Truly, one's faith in the maturity of our voters would have been diminished had the DMK succeeded in retaining power. Granted, Jayalalithaa is no paragon of virtue, either. But that paled into insignificance before what was being done by in broad daylight by the Karunanidhi family and friends. Tamil Nadu's voters were so fed up with the corruption and arrogance of the DMK in Chennai and New Delhi, they wanted to throw them out regardless of who replaced them. Since there was no third option available, Jayalalithaa won by default a huge victory.

Meanwhile, the electoral rout has effectively put paid to the succession plan in the Karuanidhi family. At 87, the patriarch will rather worry about keeping his daughter, Kanimozhi, out of the clink and about saving his own skin from a vindictive Jayalalithaa. The warring sons have little to fight over political inheritance now that in the winter of his life Karunanidhi has frittered away virtually his entire political capital. His plight is a warning to all political dynasties not to put the narrow interests of the family ahead of the people, nay, the country.

The other most significant outcome was in West Bengal. This was widely anticipated so one was not surprised at the victory of Mamata Banerjee, though the extent of her sweep did leave everyone impressed. As the lone symbol of opposition to the non-performing Left Front government, Banerjee alone was in an ideal position to exploit the popular anger accumulated over the last 34 years.

Marxists had behaved much worse than any bourgeoisie party, their cadres were a law unto themselves. For long, lawlessness had become the only law that prevailed in  rural West Bengal with the local Marxist leaders behaving no better than mafia dons, enforcing instant justice and extorting money from both the people and the lower constabulary. While the rest of the country reported far improved socio-economic indices, West Bengal remained a drag on the national economy, growing far below the national average.

Maverick Mamata, meanwhile, displayed a manic spirit in opposing the Marxists. Her uncompromising resistance to all things Marxist eventually won her the coveted chief ministerial kursi. Hopefully, she will live down her image as a temperamental person without much intellectual and ideological depth in order to provide a semblance of governance to the long-suffering people of West Bengal.

In spite of her gathering around her a number of professionals and former bureaucrats, it is the leader's own demeanour, her own political maturity, or lack of it, which will determine the quality of governance in the state. Whether or not she improves things in Writers' Building, people in West Bengal needed a respite from the non-performing Left Front. The lack of a credible option alone had kept the Left in power for so long.

Of course, how Mamata Banerjee lives down her opposition to the growth of industry and commerce in the state, how she revises her stance about Nandigram and Singur, two projects which symbolised the Marxist desire to embrace economic progress, would be keenly watched. She can, of course, rely on the Marxists to pay her in her own currency of protests and agitations. One will keep one's fingers crossed that West Bengal does not become a political battleground with the winners and the losers settling scores in the streets and village squares.
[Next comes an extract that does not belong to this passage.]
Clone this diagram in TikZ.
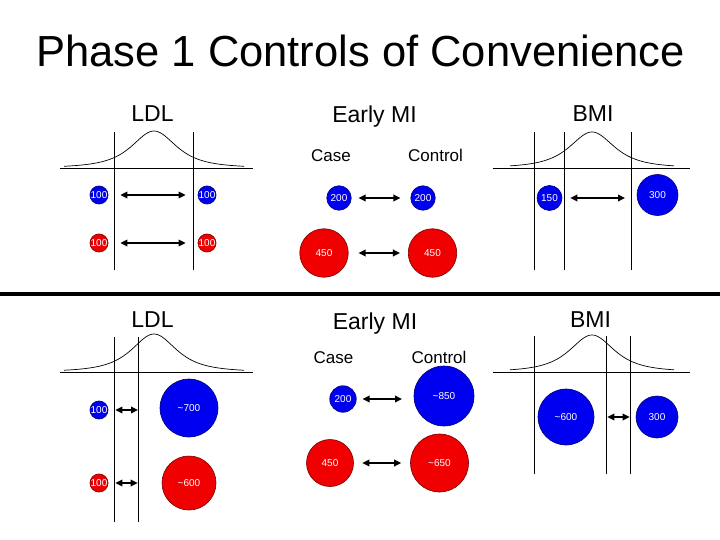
\documentclass[tikz,border=0pt]{standalone}
\usepackage{fontspec}
\setmainfont{Liberation Sans}
\usetikzlibrary{arrows.meta}
\definecolor{cblue}{RGB}{0,0,240}
\definecolor{cred}{RGB}{240,0,0}
\begin{document}
\begin{tikzpicture}[x=1pt,y=-1pt,
  bdot/.style={circle, draw=cblue!50!black, fill=cblue, line width=0.6pt, inner sep=0pt, minimum size=#1, text=white, font=\fontsize{10}{12}\selectfont},
  rdot/.style={circle, draw=cred!50!black, fill=cred, line width=0.6pt, inner sep=0pt, minimum size=#1, text=white, font=\fontsize{10}{12}\selectfont},
  dbl/.style={line width=1.8pt, {Triangle[length=7pt,width=6.5pt]}-{Triangle[length=7pt,width=6.5pt]}},
  guide/.style={line width=0.8pt},
  curve/.style={line width=0.7pt},
  ttl/.style={anchor=base, font=\fontsize{43.5}{50}\selectfont},
  hdr/.style={anchor=base, font=\fontsize{23}{28}\selectfont},
  sub/.style={anchor=base, font=\fontsize{17}{20}\selectfont}]
\useasboundingbox (0,0) rectangle (720,540);
\fill[white] (0,0) rectangle (720,540);

% title
\node[ttl] (title) at (360.5,67) {Phase 1 Controls of Convenience};

% separator
\draw[line width=4.3pt] (0,294) -- (720,294);

% ---------- top row ----------
\node[hdr] (hTL) at (152.5,122) {LDL};
\node[hdr] (hTM) at (374.5,123) {Early MI};
\node[hdr] (hTR) at (593,122) {BMI};
\node[sub] (sTMa) at (331,162) {Case};
\node[sub] (sTMb) at (435.5,162) {Control};

% top LDL curve
\draw[guide] (60,168) -- (253,168);
\draw[curve] plot[domain=-90:90, samples=91] ({154+\x},{168-37/(1+(\x/34.6)^2)^1.5});
\draw[guide] (114,132) -- (114,270);
\draw[guide] (193,132) -- (193,270);

% top BMI curve
\draw[guide] (493,168) -- (690,168);
\draw[curve] plot[domain=-82:82, samples=91] ({592+\x},{168-36/(1+(\x/34.6)^2)^1.5});
\draw[guide] (534,132) -- (534,270);
\draw[guide] (564,132) -- (564,270);
\draw[guide] (631,132) -- (631,270);

% top LDL dots
\node[bdot=18pt] (tl1) at (99,195) {100};
\node[bdot=18pt] (tl2) at (207,195) {100};
\node[rdot=18pt] (tl3) at (99,243) {100};
\node[rdot=18pt] (tl4) at (207,243) {100};
\draw[dbl, shorten <=12pt, shorten >=12pt] (tl1) -- (tl2);
\draw[dbl, shorten <=12pt, shorten >=12pt] (tl3) -- (tl4);

% top Early MI dots
\node[bdot=24.5pt] (tm1) at (339,198) {200};
\node[bdot=24.5pt] (tm2) at (423,198) {200};
\node[rdot=48.5pt] (tm3) at (324,253) {450};
\node[rdot=48.5pt] (tm4) at (432.5,253) {450};
\draw[dbl, shorten <=7pt, shorten >=10pt] (tm1) -- (tm2);
\draw[dbl, shorten <=10pt, shorten >=8pt] (tm3) -- (tm4);

% top BMI dots
\node[bdot=25pt] (tr1) at (549.5,198) {150};
\node[bdot=41pt] (tr2) at (657.5,195) {300};
\draw[dbl, shorten <=8pt, shorten >=32.5pt] (tr1) -- (tr1 -| tr2);

% ---------- bottom row ----------
\node[hdr] (hBL) at (152.5,327) {LDL};
\node[hdr] (hBM) at (375,329) {Early MI};
\node[hdr] (hBR) at (590.5,327) {BMI};
\node[sub] (sBMa) at (333.5,363) {Case};
\node[sub] (sBMb) at (439,363) {Control};

% bottom LDL curve
\draw[guide] (60,372) -- (253,372);
\draw[curve] plot[domain=-90:90, samples=91] ({154+\x},{372-38/(1+(\x/34.6)^2)^1.5});
\draw[guide] (114,337) -- (114,522);
\draw[guide] (138,337) -- (138,522);

% bottom BMI curve
\draw[guide] (493,372) -- (690,372);
\draw[curve] plot[domain=-82:82, samples=91] ({592+\x},{372-37/(1+(\x/34.6)^2)^1.5});
\draw[guide] (534,336) -- (534,474);
\draw[guide] (606,336) -- (606,474);
\draw[guide] (630,336) -- (630,474);

% bottom LDL dots
\node[bdot=18pt] (bl1) at (99,410) {100};
\node[bdot=58pt] (bl2) at (189,408) {\char"7E 700};
\node[rdot=18pt] (bl3) at (99,483) {100};
\node[rdot=54pt] (bl4) at (189,483) {\char"7E 600};
\draw[dbl, shorten <=7pt, shorten >=51pt] (bl1) -- (bl1 -| bl2);
\draw[dbl, shorten <=7pt, shorten >=24pt] (bl3) -- (bl4);

% bottom Early MI dots
\node[bdot=26.5pt] (bm1) at (343,399) {200};
\node[bdot=60pt] (bm2) at (444,396) {\char"7E 850};
\node[rdot=47pt] (bm3) at (330,463) {450};
\node[rdot=58pt] (bm4) at (439.5,463) {\char"7E 650};
\draw[dbl, shorten <=6pt, shorten >=42pt] (bm1) -- (bm1 -| bm2);
\draw[dbl, shorten <=8.5pt, shorten >=9pt] (bm3) -- (bm4);

% bottom BMI dots
\node[bdot=56pt] (br1) at (566,417) {\char"7E 600};
\node[bdot=42pt] (br2) at (657,417) {300};
\draw[dbl, shorten <=13pt, shorten >=6pt] (br1) -- (br2);
\end{tikzpicture}
\end{document}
What about the national parties in this election? Well, the Bharatiya Janata Party had a flicker of a hope of improving its tally in Assam, but its failure to tie up with the Asom Gana Parishad meant that both handed an easy victory to the Congress. Without doubt, the Congress's cause was bolstered by its opening of a dialogue on the eve of the polls with the underground Ulfa some of whose leaders, tired and retired, were ready to settle for crumbs from the ruling party.

But the Congress has lost big-time in Tamil Nadu. And yielded almost the entire anti-Left  space to Mamata Banerjee in West Bengal. Even in Kerala, against the norm of power switching in each election from one front to the other, the wafer-thin win of the UDF underlines the popular anger against various corruption scams of local and national leaders associated with the Congress party. Had the Politburo not behaved in such a cavalier manner with the widely respected V S Achuthanandan, for all we know, the  Left Front may well have retained power in the state. Prakash Karat is not entirely blameless.

As for the impact on the UPA government, we do not think there will be any immediately. A suitably chastened DMK would be keen to retain its ministers in the central government so that it can offer resistance to an imperious Jayalalithaa in Tamil Nadu. In the unlikely event of the DMK pulling out, from Jayalalithaa to Mayawati and Mulayam Singh, there are a number of small groups eager to sup with the ruling party.

In short, there is no immediate threat to the United Progressive Alliance government.

However, the overall message of the assembly election is certainly anti-UPA insofar as it was the endless series of corruption scams that determined the 2011 outcome.

Now, over to Uttar Pradesh. There the ground for the big electoral battle next year is already being readied on the outskirts of the capital in the name of the farmers' right to their lands.